Jakarta – Ketua Bawaslu Rahmat Bagja memandang intoleransi berpotensi terjadi pada gelaran Pemilu 2024. Dia mengatakan, potensi intoleransi berasal dari globalisasi yang menyebabkan nilai-nilai toleransi terkikis.
Lalu, demokrasi yang didominasi masyarakat kelas menengah. Selain itu, menurutnya, perihal perkembangan media sosial (medsos) juga memberikan dampak negatif penyebaran hoaks di internet masih tinggi.
“Kurangnya pendidikan pengetahuan atau pendidikan politik di tengah masyarakat itu juga bisa termasuk memicu intoleransi. Yang akan paling meriah nantinya adalah penggunaan politik identitas baik terkait suku dan agama,” kata Bagja dalam keterangannya, Rabu (1/3/2023).

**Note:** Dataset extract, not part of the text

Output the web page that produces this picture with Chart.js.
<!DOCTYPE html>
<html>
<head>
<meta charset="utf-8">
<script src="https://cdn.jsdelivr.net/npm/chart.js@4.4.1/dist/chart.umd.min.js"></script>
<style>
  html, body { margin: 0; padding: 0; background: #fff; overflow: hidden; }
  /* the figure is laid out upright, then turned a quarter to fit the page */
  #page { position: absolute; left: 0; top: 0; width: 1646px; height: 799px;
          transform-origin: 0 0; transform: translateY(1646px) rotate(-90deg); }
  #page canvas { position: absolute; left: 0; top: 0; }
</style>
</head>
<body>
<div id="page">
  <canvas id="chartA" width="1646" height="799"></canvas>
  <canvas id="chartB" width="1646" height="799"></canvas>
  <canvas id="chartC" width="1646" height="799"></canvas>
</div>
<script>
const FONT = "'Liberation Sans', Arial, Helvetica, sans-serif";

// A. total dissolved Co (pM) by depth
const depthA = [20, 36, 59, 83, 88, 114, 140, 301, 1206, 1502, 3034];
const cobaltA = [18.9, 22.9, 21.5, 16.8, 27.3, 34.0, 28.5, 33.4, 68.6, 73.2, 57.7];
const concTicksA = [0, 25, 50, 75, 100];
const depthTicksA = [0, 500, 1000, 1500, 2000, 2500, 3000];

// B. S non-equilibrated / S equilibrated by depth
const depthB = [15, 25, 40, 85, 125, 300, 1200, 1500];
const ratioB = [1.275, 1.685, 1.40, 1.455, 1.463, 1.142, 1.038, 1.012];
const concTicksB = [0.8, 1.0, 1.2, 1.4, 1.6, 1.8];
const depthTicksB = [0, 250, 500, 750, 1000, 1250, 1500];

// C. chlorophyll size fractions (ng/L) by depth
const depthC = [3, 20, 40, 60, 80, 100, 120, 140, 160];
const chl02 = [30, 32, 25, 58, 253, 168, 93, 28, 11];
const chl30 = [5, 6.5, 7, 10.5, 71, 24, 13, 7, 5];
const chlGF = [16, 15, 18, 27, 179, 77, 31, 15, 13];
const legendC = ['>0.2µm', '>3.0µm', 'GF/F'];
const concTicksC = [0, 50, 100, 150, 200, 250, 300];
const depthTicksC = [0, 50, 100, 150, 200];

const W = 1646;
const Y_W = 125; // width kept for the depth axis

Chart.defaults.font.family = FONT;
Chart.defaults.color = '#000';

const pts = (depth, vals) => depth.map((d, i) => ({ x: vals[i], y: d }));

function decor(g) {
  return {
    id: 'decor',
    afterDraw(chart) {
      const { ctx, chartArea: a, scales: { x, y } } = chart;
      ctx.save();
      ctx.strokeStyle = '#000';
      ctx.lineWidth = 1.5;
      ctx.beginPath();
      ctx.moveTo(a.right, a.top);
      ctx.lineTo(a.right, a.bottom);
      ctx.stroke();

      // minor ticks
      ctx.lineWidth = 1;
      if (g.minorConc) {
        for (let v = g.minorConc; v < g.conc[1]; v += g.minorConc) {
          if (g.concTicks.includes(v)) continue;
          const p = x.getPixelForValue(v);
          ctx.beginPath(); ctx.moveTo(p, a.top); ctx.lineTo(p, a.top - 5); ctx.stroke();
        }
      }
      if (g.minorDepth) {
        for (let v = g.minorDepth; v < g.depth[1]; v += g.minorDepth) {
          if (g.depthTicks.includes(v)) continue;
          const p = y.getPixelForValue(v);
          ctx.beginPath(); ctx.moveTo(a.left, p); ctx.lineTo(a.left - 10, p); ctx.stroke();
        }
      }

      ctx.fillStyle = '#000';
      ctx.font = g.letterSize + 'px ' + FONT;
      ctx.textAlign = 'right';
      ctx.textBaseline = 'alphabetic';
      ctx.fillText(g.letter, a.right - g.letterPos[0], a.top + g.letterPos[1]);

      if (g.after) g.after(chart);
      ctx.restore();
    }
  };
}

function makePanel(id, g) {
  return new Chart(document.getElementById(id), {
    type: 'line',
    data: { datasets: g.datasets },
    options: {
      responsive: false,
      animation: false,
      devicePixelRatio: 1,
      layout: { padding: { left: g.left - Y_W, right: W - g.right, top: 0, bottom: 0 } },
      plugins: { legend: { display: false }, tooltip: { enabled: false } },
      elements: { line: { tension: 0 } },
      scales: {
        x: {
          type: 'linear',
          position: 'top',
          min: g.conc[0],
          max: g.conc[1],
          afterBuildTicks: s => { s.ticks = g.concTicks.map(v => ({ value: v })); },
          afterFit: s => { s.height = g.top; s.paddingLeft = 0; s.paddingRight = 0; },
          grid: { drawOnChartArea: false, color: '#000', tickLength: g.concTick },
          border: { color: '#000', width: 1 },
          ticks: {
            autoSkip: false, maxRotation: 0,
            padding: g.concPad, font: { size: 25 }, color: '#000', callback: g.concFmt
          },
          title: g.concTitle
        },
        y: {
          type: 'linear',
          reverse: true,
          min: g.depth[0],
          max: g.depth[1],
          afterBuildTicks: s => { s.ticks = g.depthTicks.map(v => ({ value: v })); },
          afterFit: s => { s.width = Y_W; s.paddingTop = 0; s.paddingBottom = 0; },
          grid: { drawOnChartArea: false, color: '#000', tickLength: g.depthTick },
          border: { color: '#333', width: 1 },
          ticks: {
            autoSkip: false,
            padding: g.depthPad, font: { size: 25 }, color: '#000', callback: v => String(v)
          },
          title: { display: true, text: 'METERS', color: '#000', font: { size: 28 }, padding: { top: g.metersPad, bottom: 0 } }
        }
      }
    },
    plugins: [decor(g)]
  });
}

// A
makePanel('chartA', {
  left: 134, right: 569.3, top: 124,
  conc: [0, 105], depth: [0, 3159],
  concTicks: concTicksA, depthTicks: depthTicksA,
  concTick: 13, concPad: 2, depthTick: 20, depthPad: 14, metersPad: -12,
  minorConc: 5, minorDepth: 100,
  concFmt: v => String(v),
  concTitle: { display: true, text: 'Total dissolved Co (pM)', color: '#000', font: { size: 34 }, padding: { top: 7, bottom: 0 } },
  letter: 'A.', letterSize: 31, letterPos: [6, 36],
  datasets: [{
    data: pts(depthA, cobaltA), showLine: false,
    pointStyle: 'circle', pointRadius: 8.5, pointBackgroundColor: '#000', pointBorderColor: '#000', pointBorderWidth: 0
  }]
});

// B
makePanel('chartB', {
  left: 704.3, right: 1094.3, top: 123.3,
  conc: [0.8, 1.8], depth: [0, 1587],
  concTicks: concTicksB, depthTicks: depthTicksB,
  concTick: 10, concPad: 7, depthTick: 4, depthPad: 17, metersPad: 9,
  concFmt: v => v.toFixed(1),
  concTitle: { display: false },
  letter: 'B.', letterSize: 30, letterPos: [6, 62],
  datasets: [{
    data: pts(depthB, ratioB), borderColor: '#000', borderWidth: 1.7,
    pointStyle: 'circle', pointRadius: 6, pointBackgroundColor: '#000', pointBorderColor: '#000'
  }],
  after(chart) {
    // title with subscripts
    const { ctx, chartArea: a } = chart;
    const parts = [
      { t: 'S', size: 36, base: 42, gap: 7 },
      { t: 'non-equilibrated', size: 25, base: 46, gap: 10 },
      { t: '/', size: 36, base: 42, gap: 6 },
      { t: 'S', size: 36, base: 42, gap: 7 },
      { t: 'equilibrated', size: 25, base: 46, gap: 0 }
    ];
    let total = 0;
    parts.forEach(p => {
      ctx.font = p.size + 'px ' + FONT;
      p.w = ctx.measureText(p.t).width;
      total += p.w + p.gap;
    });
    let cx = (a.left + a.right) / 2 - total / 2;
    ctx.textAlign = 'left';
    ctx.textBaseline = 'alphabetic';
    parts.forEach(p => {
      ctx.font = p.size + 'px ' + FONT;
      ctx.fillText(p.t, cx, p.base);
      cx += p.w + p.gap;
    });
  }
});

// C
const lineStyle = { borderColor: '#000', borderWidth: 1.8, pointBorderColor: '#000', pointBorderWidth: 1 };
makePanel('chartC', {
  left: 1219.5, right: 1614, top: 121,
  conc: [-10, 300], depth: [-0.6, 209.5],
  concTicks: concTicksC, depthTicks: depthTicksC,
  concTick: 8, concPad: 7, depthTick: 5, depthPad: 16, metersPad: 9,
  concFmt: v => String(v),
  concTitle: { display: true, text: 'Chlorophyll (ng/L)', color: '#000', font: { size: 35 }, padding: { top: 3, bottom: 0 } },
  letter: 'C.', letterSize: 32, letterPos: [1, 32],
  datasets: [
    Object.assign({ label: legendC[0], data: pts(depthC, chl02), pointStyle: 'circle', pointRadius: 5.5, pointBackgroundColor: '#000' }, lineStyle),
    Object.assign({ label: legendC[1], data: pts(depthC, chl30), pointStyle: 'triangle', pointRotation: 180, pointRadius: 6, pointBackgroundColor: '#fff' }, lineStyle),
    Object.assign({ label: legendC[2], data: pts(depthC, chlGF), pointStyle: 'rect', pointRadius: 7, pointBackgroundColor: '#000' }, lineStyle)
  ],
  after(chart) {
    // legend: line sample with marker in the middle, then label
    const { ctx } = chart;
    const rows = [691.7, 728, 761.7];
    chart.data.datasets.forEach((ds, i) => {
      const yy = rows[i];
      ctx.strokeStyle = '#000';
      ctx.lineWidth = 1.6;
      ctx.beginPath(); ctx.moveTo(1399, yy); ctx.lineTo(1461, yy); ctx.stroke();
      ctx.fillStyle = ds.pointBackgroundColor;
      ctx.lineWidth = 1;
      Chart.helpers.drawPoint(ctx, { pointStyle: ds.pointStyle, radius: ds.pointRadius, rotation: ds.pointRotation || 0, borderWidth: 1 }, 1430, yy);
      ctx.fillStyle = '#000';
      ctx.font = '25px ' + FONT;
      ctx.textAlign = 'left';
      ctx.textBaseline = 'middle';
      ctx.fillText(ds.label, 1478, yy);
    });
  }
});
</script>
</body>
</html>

Maka itu, dia meminta Forum Kerukunan Umat Beragama (FKUB) perlu membangun pola komunikasi bersama Bawaslu. Dia berpendapat, ada model pendekatan kelompok masyarakat yaitu membentuk forum warga pengawasan pemilu untuk meningkatkan pemahaman masyarakat, Gerakan Pengawas Partisipatif Pemilu (Gempar) termasuk menggandeng FKUB untuk menjaga pelaksanaan pilkada berintegritas.
“FKUB perlu dilibatkan karena merupakan lembaga kerukunan terbesar, baik secara nasional maupun internasional, yang terdiri dari 545 lembaga FKUB di 34 provinsi, 98 kota dan 413 kabupaten,” kata alumnus Universitas Indonesia itu.
Dalam pengawasan pemilu dan pilkada, Bagja pun meminta FKUB dapat mendukung Bawaslu dalam beberapa hal seperti sebagai mitra kerja untuk perumusan strategi tolak politisasi SARA di rumah-rumah ibadah. Kemudian, menjadi pengawas partisipatif yang turut aktif memberikan sosialisasi aturan tentang pemilihan, bekerja sama dengan penyelenggara pemilu untuk mengedepankan politik-politik ide demi menyejukan iklim pemilu.
“Sebab yang penting kerukunan umat beragama, semua orang punya hak melakukan keagamaannya, tapi ingat semua orang juga punya hak memilih dan itu dilindungi negara. Itu yang kami jaga sebagai penyelenggara pemilu di Indonesia,” pungkasnya.